When word of his musical prowess spread, as it was bound to do in such a setting, he was given the regular use of a too-small, half-sized violin, on which he was able to practice for the occasional private violin lesson. He also found himself relieved of his work duties and, to the ire of his jealous brother, assigned to the exclusive group of Notenschreiber who reproduced by hand the rare, precious scores that arrived at Terezín, or were composed there amidst the chaos and horror. Every so often, Lajos would change a note or two, such as those at the very center of the violin part of Gideon Klein’s
Trio,
and await with great joy his surreptitious contribution to the public performances. Many of those scores were lost, and little by little Harkályi had, in the intervening years, attempted to resurrect them in his own compositions.

12.

His mother sat alone, a porcelain cup of weak tea held on a saucer in her lap. The room was strangely bright, bleached by a sun that had drawn inexplicably closer. He approached her, as if dreaming, finally asleep, and as she stood, her smile grew bountiful enough to rid Lajos of all that plagued him. The porcelain made no sound as she returned it to the table.

“You made it,” she said.

“Yes. Yes—I have made it.”

“Let me look at you.”

She took his shoulders in her hands and could tell how thin he had grown, that the meat had atrophied and shriveled from his bones. But her arms around him—this was why he had come. The tears swelled in his eyes. “I am so happy. So happy to see you.” He held onto her so that she could absorb all of his suffering and sleeplessness, as if her youthfulness and beauty would make it dissipate like smoke.

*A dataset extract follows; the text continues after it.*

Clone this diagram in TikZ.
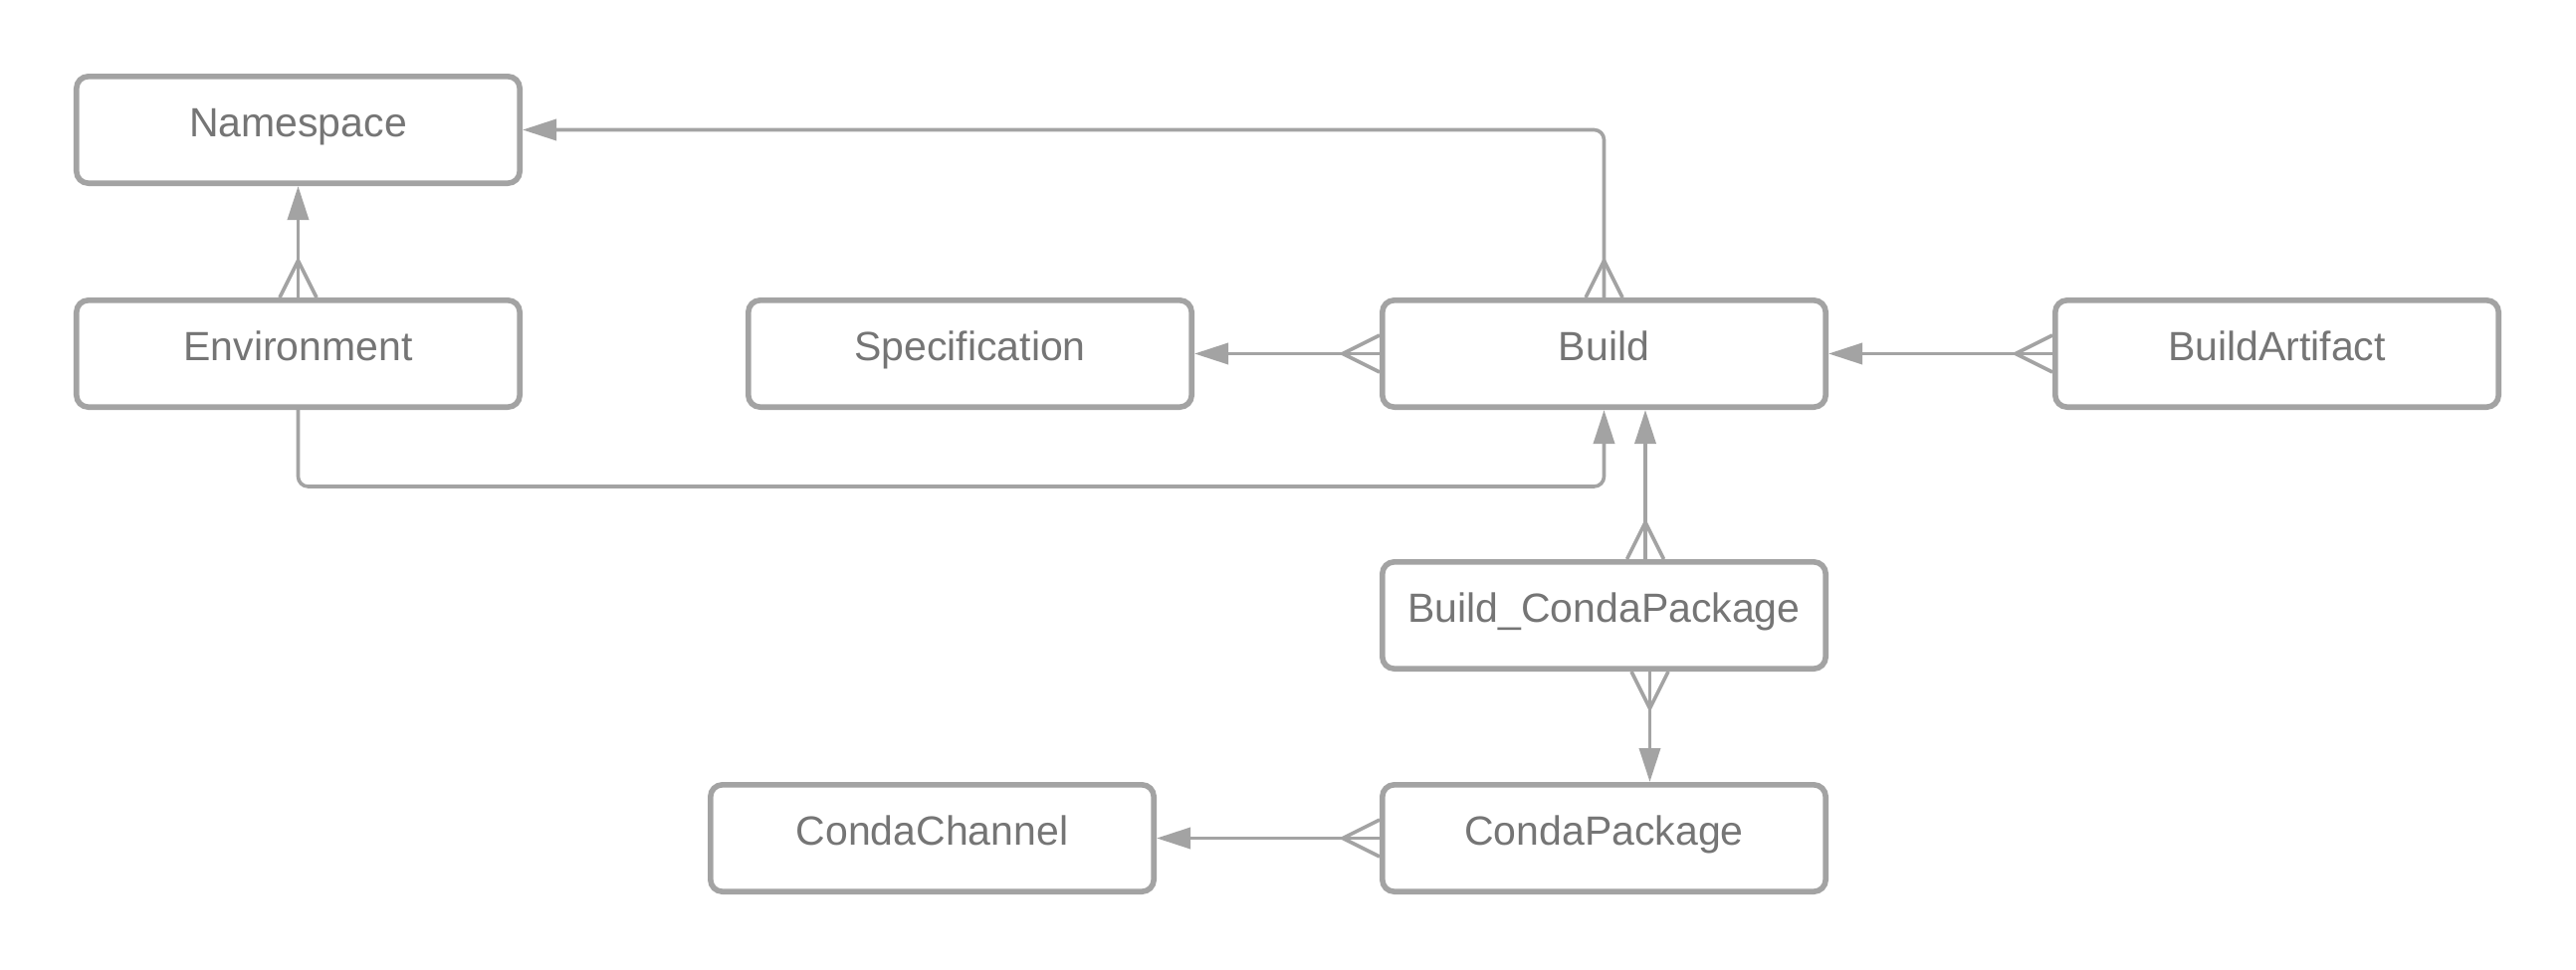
\documentclass[tikz,border=0pt]{standalone}
\usepackage{fontspec}
\setmainfont{Liberation Sans}
\usetikzlibrary{arrows.meta,positioning}

\definecolor{linegray}{RGB}{163,163,163}
\definecolor{textgray}{RGB}{117,117,117}

\pgfdeclarearrow{
  name = Crow,
  parameters = {\the\pgfarrowlength,\the\pgfarrowwidth},
  setup code = {
    \pgfarrowssettipend{0pt}
    \pgfarrowssetlineend{0pt}
    \pgfarrowssetbackend{-\pgfarrowlength}
    \pgfarrowssetvisualbackend{-\pgfarrowlength}
    \pgfarrowshullpoint{0pt}{.5\pgfarrowwidth}
    \pgfarrowshullpoint{0pt}{-.5\pgfarrowwidth}
    \pgfarrowshullpoint{-\pgfarrowlength}{0pt}
    \pgfarrowssavethe\pgfarrowlength
    \pgfarrowssavethe\pgfarrowwidth
  },
  drawing code = {
    \pgfsetdash{}{0pt}
    \pgfpathmoveto{\pgfqpoint{0pt}{.5\pgfarrowwidth}}
    \pgfpathlineto{\pgfqpoint{-\pgfarrowlength}{0pt}}
    \pgfpathlineto{\pgfqpoint{0pt}{-.5\pgfarrowwidth}}
    \pgfusepathqstroke
  },
  defaults = {length = 18.5pt, width = 18.5pt}
}

\begin{document}
\begin{tikzpicture}[
  font=\fontsize{20.5pt}{24pt}\selectfont,
  entity/.style={draw=linegray, line width=2.8pt, rounded corners=6pt, fill=white, text=textgray,
    minimum width=222.7pt, minimum height=53.7pt, text height=0.85em, text depth=0.12em, inner sep=0pt},
  link/.style={draw=linegray, line width=1.8pt, rounded corners=5pt},
  one/.style={-{Triangle[length=17pt, width=10.5pt]}},
  many/.style={{Crow}-{Triangle[length=17pt, width=10.5pt]}}
]
\useasboundingbox (-149.75pt,65.25pt) rectangle (1144.25pt,-422.25pt);

\node[entity] (namespace) at (0,0) {Namespace};
\node[entity, below=56pt of namespace] (environment) {Environment};
\node[entity, right=112pt of environment] (specification) {Specification};
\node[entity, right=93pt of specification] (build) {Build};
\node[entity, right=112.5pt of build] (artifact) {BuildArtifact};
\node[entity, below=75pt of build] (buildpkg) {Build\_CondaPackage};
\node[entity, below=55.5pt of buildpkg] (package) {CondaPackage};
\node[entity, left=112pt of package] (channel) {CondaChannel};

\draw[link, many] (environment) -- (namespace);
\draw[link, many] (build.north) |- (namespace.east);
\draw[link, many] (build) -- (specification);
\draw[link, many] (artifact) -- (build);
\draw[link, one] (environment.south) -- ++(0,-38.5pt) -| (build.south);
\draw[link, many] ([xshift=20.75pt]buildpkg.north) -- ([xshift=20.75pt]build.south);
\draw[link, many] ([xshift=23pt]buildpkg.south) -- ([xshift=23pt]package.north);
\draw[link, many] (package) -- (channel);
\end{tikzpicture}
\end{document}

“You are so thin,” Magda said, “but you look healthy.”

Neatly attired strangers murmured around her in countless languages about the current state of Europe, about these awful, dreadful times, about what new travesties today would bring. They stirred cubes of refined sugar into their teacups and stabbed tiny forks at their plates. A young girl, not yet a teenager, wound her way through the labyrinth of tables, collecting soiled dishes.

“It’s unbelievable. Have I told you that you look exactly like your grandmother?”

“Only every time I see you.” “She was—”

“—the most beautiful woman in Budapest.”

“Are you mocking me, Magda?”

“Only a little, bácsi.” She was his same height, if not slightly taller, and she kissed him on both cheeks. “How is your room?”

“Fine, fine. Very comfortable.”

“Két cappuccino,” she told a passing and disinterested waitress, and they sat. “The coffee here’s great, ten times better than what we get down at the base. Are you hungry?”

“No, I had room service deliver some things. You should eat, however. Oh, and I’m terribly sorry. I bought you some hóvirág but, foolishly, I left them on the metro.”

The resemblance was impossible to fathom. She was the same age, or very close to the same age, that his mother was when he and Tibor saw her for the last time. Even her voice carried a distinct and soothing similarity.

The cukrászda doubled in the morning as a dining room for guests of the hotel, and the characteristic odors of baking sugar and of stale coffee lingered in the atmosphere. The pastry chefs arrived with regularity behind the counter to load the glass display cases with decorative cakes and tortes and every manner of creamy, rich dessert. The array of treats fascinated and repelled him; that people would consume such junk was an outrage, but that such an ocean of options existed, and in Budapest, was cause for celebration.